Between these frames, Lessing inserts Anna's four notebooks — black, red, yellow, and blue — each attempting to capture a different aspect of her experience. The black notebook contains her past in colonial Africa and her struggles as a published author whose early success now traps her. The red notebook documents her involvement with the Communist Party and the slow, painful recognition of its moral bankruptcy. The yellow notebook is fiction — a novel-within-the-novel where Anna tries to objectify her failed love affair by transforming it into art. The blue notebook is the humblest and most desperate: a daily record of facts, appointments, dreams, and observations, kept in the hope that raw data might yield truth.
The notebooks are an attempt to solve a problem: how to live with contradiction. Anna cannot reconcile her political convictions with her emotional life, her feminist beliefs with her need for male approval, her artistic ambitions with her distrust of representation. By keeping separate accounts, she hopes to preserve each truth intact. But the structure fails. Each notebook begins to contaminate the others. The red notebook fills with personal recrimination; the blue notebook becomes a record of mental deterioration; the yellow notebook's fiction proves as unreliable as everything else. The device meant to prevent falsification becomes another form of it.

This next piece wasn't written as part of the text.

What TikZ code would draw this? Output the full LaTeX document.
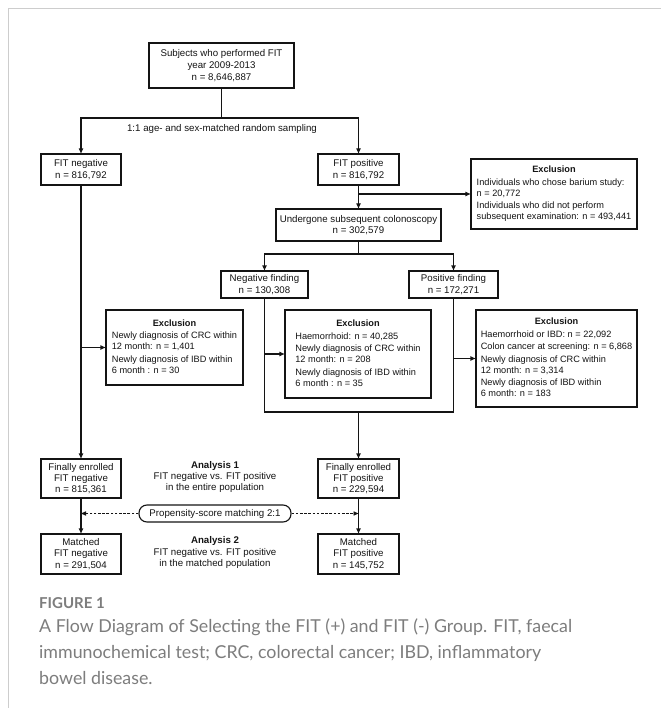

The novel's climactic section — the golden notebook itself — emerges when Anna abandons separation and allows everything to collide. Here, in a fever of breakdown, she experiences a kind of shattering that is also an integration. She sees that the desire for unity was itself the problem. The golden notebook contains her affair with the American writer Saul Green, their mutual psychological violence, and ultimately a moment of genuine connection when he gives her the first sentence of a new novel — which is the first sentence of the book we have been reading. The circle closes. The frame dissolves.
The final "Free Women" section returns us to apparent normalcy, but everything has changed. Anna has given up writing. The novel she could not write now exists — it is this novel, The Golden Notebook itself. Lessing's formal innovation is not merely experimental but ethical: she has constructed a book that enacts its own argument. The fragmentation is not healed but made visible, and in that visibility lies the closest thing to truth that language can offer.
Notable Arguments & Insights
On the Trap of Success: Anna's early novel "Frontiers of War" brought her fame and financial independence, but she cannot write another. The first book captured a truth about her African experience that she now sees as partial, even dishonest, yet she is defined by it. Lessing anticipates the way artistic success can paralyze — how becoming an "authority" makes authentic expression impossible.
On Communist Commitment: The red notebook offers one of literature's most searching accounts of left-wing political disillusionment. Lessing does not simply reject Communism; she shows how the need to believe, to belong to a historical narrative larger than oneself, seduces intelligent people into defending the indefensible. The personal pathology mirrors the political one.
On Female Rage: The novel's frank depiction of women's anger — at men, at domesticity, at their own complicity in oppression — was groundbreaking. Anna's jealousy, her coldness toward her daughter, her emotional cruelty to lovers, are presented not as failures of womanhood but as legible responses to intolerable conditions.
On the Fiction of Mental Health: Through Anna's breakdown, Lessing proposes that "sanity" may be nothing more than successful repression — the ability to ignore contradiction. The mad person may be the one who has simply stopped lying. This anticipates later critiques of psychiatric normalcy by decades.
On the Novel as Document: The book insists on its own materiality — the physical notebooks, the different-colored ink, the crossings-out and revisions. This is not transparent storytelling but a visible record of construction, reminding us that all narratives are made, not found.
Cultural Impact
The Golden Notebook arrived at a crucial inflection point: second-wave feminism was gathering force, the New Left was forming, and the authority of the traditional novel was under assault from both experimental modernism and emerging postmodernism. Lessing's book spoke to all three movements simultaneously. It became a foundational text for feminist literary criticism, demonstrating that women's interior lives could sustain serious philosophical and formal investigation. It provided a model for politically engaged fiction that had absorbed the lessons of modernism rather than rejecting them. And it influenced a generation of women writers — from Margaret Atwood to Hilary Mantel — who saw in Lessing's approach a way to write about female experience without reducing it to either sentimentality or polemic. The novel also contributed to the broader cultural conversation about the psychology of political commitment, offering a nuanced alternative to both rigid ideological defense and cynical disengagement.
Connections to Other Works
- Virginia Woolf's Mrs. Dalloway: Lessing extends Woolf's stream-of-consciousness techniques into the postwar period, adding political and explicitly sexual dimensions that Woolf could not have addressed
- Simone de Beauvoir's The Mandarins: A parallel examination of left-wing intellectuals grappling with disillusionment after Stalin's crimes, written from the French existentialist tradition
- Iris Murdoch's The Bell: Shares Lessing's concern with the moral lives of educated people and the gap between philosophical conviction and actual behavior
- Margaret Atwood's Surfacing: Directly influenced by Lessing's psychological excavation of female consciousness and the search for authenticity through breakdown
- Rachel Cusk's Outline Trilogy: Contemporary echo of Lessing's formal experimentation with autobiographical fiction and the problem of representing lived experience
One-Line Essence
A formally revolutionary novel that demonstrates how the only honesty available to modern consciousness lies in keeping multiple contradictory accounts of experience simultaneously — and in recognizing that even this method ultimately fails.